Source excerpt:
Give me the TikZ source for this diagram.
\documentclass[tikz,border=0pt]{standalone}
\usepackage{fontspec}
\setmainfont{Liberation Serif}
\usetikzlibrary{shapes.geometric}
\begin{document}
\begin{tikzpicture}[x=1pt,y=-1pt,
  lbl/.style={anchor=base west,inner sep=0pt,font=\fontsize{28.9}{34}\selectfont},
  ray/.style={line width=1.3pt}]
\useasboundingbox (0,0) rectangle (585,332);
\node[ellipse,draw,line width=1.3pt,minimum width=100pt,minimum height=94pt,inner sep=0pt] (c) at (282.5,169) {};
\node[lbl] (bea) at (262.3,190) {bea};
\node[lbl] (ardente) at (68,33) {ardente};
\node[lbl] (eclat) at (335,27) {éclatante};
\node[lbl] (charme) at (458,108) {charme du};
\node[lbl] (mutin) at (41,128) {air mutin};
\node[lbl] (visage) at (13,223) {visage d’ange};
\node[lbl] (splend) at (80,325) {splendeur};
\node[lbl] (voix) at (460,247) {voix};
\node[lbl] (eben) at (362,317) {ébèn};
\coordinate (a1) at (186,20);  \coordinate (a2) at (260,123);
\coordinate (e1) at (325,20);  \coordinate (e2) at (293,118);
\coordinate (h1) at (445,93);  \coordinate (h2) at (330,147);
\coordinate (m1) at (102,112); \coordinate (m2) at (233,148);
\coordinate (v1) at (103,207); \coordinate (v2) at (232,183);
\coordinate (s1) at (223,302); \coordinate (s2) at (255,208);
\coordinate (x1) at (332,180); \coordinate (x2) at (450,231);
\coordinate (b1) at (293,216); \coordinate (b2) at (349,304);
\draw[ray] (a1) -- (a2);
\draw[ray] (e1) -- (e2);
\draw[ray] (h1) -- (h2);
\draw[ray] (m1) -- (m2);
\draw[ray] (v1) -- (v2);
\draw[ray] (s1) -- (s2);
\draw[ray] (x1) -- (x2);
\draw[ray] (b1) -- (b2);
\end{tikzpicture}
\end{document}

Task brief:
Set out the complete listing exactly as shown.

Finished task:
Give me the TikZ source for this diagram.
\documentclass[tikz,border=0pt]{standalone}
\usepackage{fontspec}
\setmainfont{Liberation Serif}
\usetikzlibrary{shapes.geometric}
\begin{document}
\begin{tikzpicture}[x=1pt,y=-1pt,
  lbl/.style={anchor=base west,inner sep=0pt,font=\fontsize{28.9}{34}\selectfont},
  ray/.style={line width=1.3pt}]
\useasboundingbox (0,0) rectangle (585,332);
\node[ellipse,draw,line width=1.3pt,minimum width=100pt,minimum height=94pt,inner sep=0pt] (c) at (282.5,169) {};
\node[lbl] (bea) at (262.3,190) {bea};
\node[lbl] (ardente) at (68,33) {ardente};
\node[lbl] (eclat) at (335,27) {éclatante};
\node[lbl] (charme) at (458,108) {charme du};
\node[lbl] (mutin) at (41,128) {air mutin};
\node[lbl] (visage) at (13,223) {visage d’ange};
\node[lbl] (splend) at (80,325) {splendeur};
\node[lbl] (voix) at (460,247) {voix};
\node[lbl] (eben) at (362,317) {ébèn};
\coordinate (a1) at (186,20);  \coordinate (a2) at (260,123);
\coordinate (e1) at (325,20);  \coordinate (e2) at (293,118);
\coordinate (h1) at (445,93);  \coordinate (h2) at (330,147);
\coordinate (m1) at (102,112); \coordinate (m2) at (233,148);
\coordinate (v1) at (103,207); \coordinate (v2) at (232,183);
\coordinate (s1) at (223,302); \coordinate (s2) at (255,208);
\coordinate (x1) at (332,180); \coordinate (x2) at (450,231);
\coordinate (b1) at (293,216); \coordinate (b2) at (349,304);
\draw[ray] (a1) -- (a2);
\draw[ray] (e1) -- (e2);
\draw[ray] (h1) -- (h2);
\draw[ray] (m1) -- (m2);
\draw[ray] (v1) -- (v2);
\draw[ray] (s1) -- (s2);
\draw[ray] (x1) -- (x2);
\draw[ray] (b1) -- (b2);
\end{tikzpicture}
\end{document}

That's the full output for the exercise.